After 100 scientists and experts petitioned the WHO for greater regulation of the industry, a recent report by the Journal of Addiction has argued that regulation would “damaged health on a big scale”, according to the paper’s author Peter Hajek. This news will only fuel the “ferocious” debate taking place over the future of the electronic cigarette market.
The so-called ‘Wild, Wild West’ electronic cigarette industry continues to attract both the welcome attention of large corporate investors as well as the unwelcome attention of government regulators. Introduced to the market in 2005, the electronic cigarette industry has grown rapidly, and over a fifth of adult smokers have now tried an e-cigarette at some point.
A government report published by Public Health England in May suggested that, although the risk of smoking electronic cigarettes were “many times lower” than tobacco cigarettes (even delivering far lower levels of nicotine than tobacco cigarettes), there was evidence that they contained small amounts of substances considered to be carcinogenic. A report from the University of Athens has also suggested that using electronic cigarettes could damage lungs.
Furthermore, health experts have recently expressed concerns that electronic cigarettes were becoming a gateway to tobacco cigarettes for young people, in spite of research that showed only 1.1 per cent of non-smokers had tried an electronic cigarette.
Certain leading figures within the industry are also voicing their concerns about the lack of regulation, pointing to controversial advertising campaigns that have been heavily criticised and risk jeopardising the reputation of electronic cigarettes. Recent reports of the danger of electronic cigarettes – some exploding and starting small domestic fires – have further tarnished the reputation of the technology.

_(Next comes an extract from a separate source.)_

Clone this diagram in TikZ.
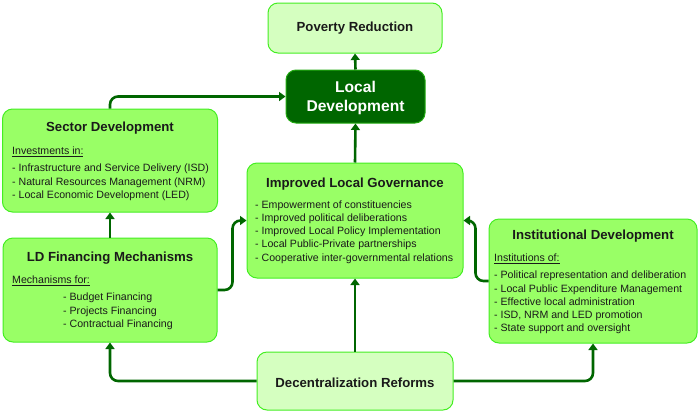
\documentclass[tikz,border=0pt]{standalone}
\usepackage{fontspec}
\setmainfont{Liberation Sans}
\usetikzlibrary{arrows.meta}
\definecolor{boxfill}{HTML}{99FF66}
\definecolor{boxline}{HTML}{44EE22}
\definecolor{palefill}{HTML}{D5FFC0}
\definecolor{darkg}{HTML}{006600}
\definecolor{txt}{HTML}{1A1A1A}
\begin{document}
\begin{tikzpicture}[x=1pt,y=-1pt,
  box/.style={draw=boxline,line width=1pt,fill=boxfill,rounded corners=10pt,inner sep=0pt},
  palebox/.style={box,fill=palefill},
  darkbox/.style={box,fill=darkg,draw=boxline!50!darkg},
  ttl/.style={font=\bfseries\fontsize{13.2}{15}\selectfont,text=txt,inner sep=0pt},
  itm/.style={font=\fontsize{10.6}{13.2}\selectfont,text=txt,inner sep=0pt,anchor=west,align=left},
  conn/.style={draw=darkg,line width=2.6pt,rounded corners=8pt,-{Triangle[width=9pt,length=6.5pt]}}]
\useasboundingbox (0,0) rectangle (698,413);
% boxes
\node[palebox,minimum width=174pt,minimum height=50pt] (pr) at (355,28) {};
\node[darkbox,minimum width=139pt,minimum height=53pt] (ld) at (355.5,96.5) {};
\node[box,minimum width=215pt,minimum height=103pt] (sd) at (110,160.5) {};
\node[box,minimum width=214pt,minimum height=104pt] (ldf) at (110,290) {};
\node[box,minimum width=216pt,minimum height=115pt] (ilg) at (355,220.5) {};
\node[box,minimum width=208pt,minimum height=124pt] (inst) at (593,281) {};
\node[palebox,minimum width=196pt,minimum height=58pt] (dr) at (355,381) {};
% texts
\node[ttl] (prt) at (355,28.5) {Poverty Reduction};
\node[font=\bfseries\fontsize{15.6}{19}\selectfont,text=white,align=center,inner sep=0pt] (ldt) at (355.5,98) {Local\\Development};
\node[ttl] (sdt) at (110,128.5) {Sector Development};
\node[itm] (sdu) at (12,152) {\underline{Investments in:}};
\node[itm,anchor=north west] (sdi) at (12,164) {- Infrastructure and Service Delivery (ISD)\\- Natural Resources Management (NRM)\\- Local Economic Development (LED)};
\node[ttl] (ldft) at (110,258) {LD Financing Mechanisms};
\node[itm] (ldfu) at (12,281) {\underline{Mechanisms for:}};
\node[itm,anchor=north west] (ldfi) at (63,293) {- Budget Financing\\- Projects Financing\\- Contractual Financing};
\node[ttl] (ilgt) at (355,184) {Improved Local Governance};
\node[itm,anchor=north west] (ilgi) at (255,200.5) {- Empowerment of constituencies\\- Improved political deliberations\\- Improved Local Policy Implementation\\- Local Public-Private partnerships\\- Cooperative inter-governmental relations};
\node[ttl] (instt) at (593,236) {Institutional Development};
\node[itm] (instu) at (494,259) {\underline{Institutions of:}};
\node[itm,anchor=north west] (insti) at (494,271) {- Political representation and deliberation\\- Local Public Expenditure Management\\- Effective local administration\\- ISD, NRM and LED promotion\\- State support and oversight};
\node[ttl] (drt) at (355,382.5) {Decentralization Reforms};
% connectors
\draw[conn] (ld.north) -- (pr.south);
\draw[conn] (ilg.north) -- (ld.south);
\draw[conn] (sd.north) |- (ld.west);
\draw[conn] (ldf.north) -- (sd.south);
\draw[conn] (ldf.east) -- ++(15,0) |- (ilg.west);
\draw[conn] (inst.west) -- ++(-13,0) |- (ilg.east);
\draw[conn] (dr.north) -- (ilg.south);
\draw[conn] (dr.west) -| (ldf.south);
\draw[conn] (dr.east) -| (inst.south);
\end{tikzpicture}
\end{document}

In spite of this, the potentially lucrative nature of industry is attracting large institutional investors. Although electronic cigarettes were developed and initially sold independently of tobacco companies, most have recognised both the potential risks of ignoring the electronic cigarette industry and the potential benefits of investing in it. Of the four transnational tabacco companies, all four currently own at least one electronic cigarette brand. Imperial Tobacco announced today its intention to buy e-cigarette market leader Blu, investing in what it considered to be a “key growth market”.
The emergence in certain parts of the City of London across the country of “coffee shop-cum-vape store” in which young professionals congregate after work to socialise while they vape. The number of high street shops stocking electronic cigarettes has increased by 50 per cent this year to over 600, a sign of the potentially bright future in store for the still uncertain industry.